Each line of the material must be repeated precisely, with the pictures left out.

SUPPLIED INFORMATION:
▬▬▬▬▬▬
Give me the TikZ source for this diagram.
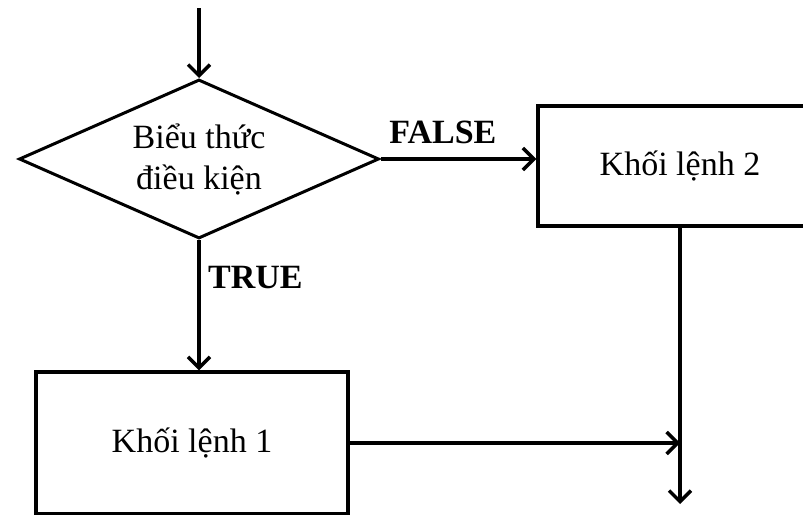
\documentclass[tikz,border=0pt]{standalone}
\usepackage{fontspec}
\setmainfont{Liberation Serif}
\usetikzlibrary{arrows.meta,positioning,shapes.geometric}

\begin{document}
\begin{tikzpicture}[x=1pt, y=1pt, >={Straight Barb[length=11pt,width=22pt]},
    every node/.style={font=\fontsize{34}{41}\selectfont},
    flow/.style={->, line width=3.5pt}]
    \clip (0,0) rectangle (803,-514);
    \useasboundingbox (0,0) rectangle (803,-514);

    % Condition vertex
    \node[diamond, draw, line width=3pt, minimum width=360pt, minimum height=159pt, aspect=2.26, inner sep=0pt, align=center] (cond) at (199,-159) {Biểu thức\\điều kiện};

    % Statement blocks
    \node[rectangle, draw, line width=3.5pt, minimum width=284pt, minimum height=120pt] (blk2) at (680,-166) {Khối lệnh 2};
    \node[rectangle, draw, line width=3.5pt, minimum width=312pt, minimum height=142pt] (blk1) at (192,-443) {Khối lệnh 1};

    % Entry and exit points
    \coordinate (entry) at (199,-8);
    \coordinate (exit) at (680,-504);

    % Arrows
    \draw[flow] (entry) -- (cond.north);
    \draw[flow] (cond.east) -- node[pos=0.4, above=10pt] {\textbf{FALSE}} (cond.east -| blk2.west);
    \draw[flow] (cond.south) -- node[pos=0.29, right=4pt] {\textbf{TRUE}} (cond.south |- blk1.north);
    \draw[flow] (blk2.south) -- (exit);
    \draw[flow] (blk1.east) -- (blk1.east -| blk2.south);
\end{tikzpicture}
\end{document}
▬▬▬▬▬▬
IN RESPONSE:
Give me the TikZ source for this diagram.
\documentclass[tikz,border=0pt]{standalone}
\usepackage{fontspec}
\setmainfont{Liberation Serif}
\usetikzlibrary{arrows.meta,positioning,shapes.geometric}

\begin{document}
\begin{tikzpicture}[x=1pt, y=1pt, >={Straight Barb[length=11pt,width=22pt]},
    every node/.style={font=\fontsize{34}{41}\selectfont},
    flow/.style={->, line width=3.5pt}]
    \clip (0,0) rectangle (803,-514);
    \useasboundingbox (0,0) rectangle (803,-514);

    % Condition vertex
    \node[diamond, draw, line width=3pt, minimum width=360pt, minimum height=159pt, aspect=2.26, inner sep=0pt, align=center] (cond) at (199,-159) {Biểu thức\\điều kiện};

    % Statement blocks
    \node[rectangle, draw, line width=3.5pt, minimum width=284pt, minimum height=120pt] (blk2) at (680,-166) {Khối lệnh 2};
    \node[rectangle, draw, line width=3.5pt, minimum width=312pt, minimum height=142pt] (blk1) at (192,-443) {Khối lệnh 1};

    % Entry and exit points
    \coordinate (entry) at (199,-8);
    \coordinate (exit) at (680,-504);

    % Arrows
    \draw[flow] (entry) -- (cond.north);
    \draw[flow] (cond.east) -- node[pos=0.4, above=10pt] {\textbf{FALSE}} (cond.east -| blk2.west);
    \draw[flow] (cond.south) -- node[pos=0.29, right=4pt] {\textbf{TRUE}} (cond.south |- blk1.north);
    \draw[flow] (blk2.south) -- (exit);
    \draw[flow] (blk1.east) -- (blk1.east -| blk2.south);
\end{tikzpicture}
\end{document}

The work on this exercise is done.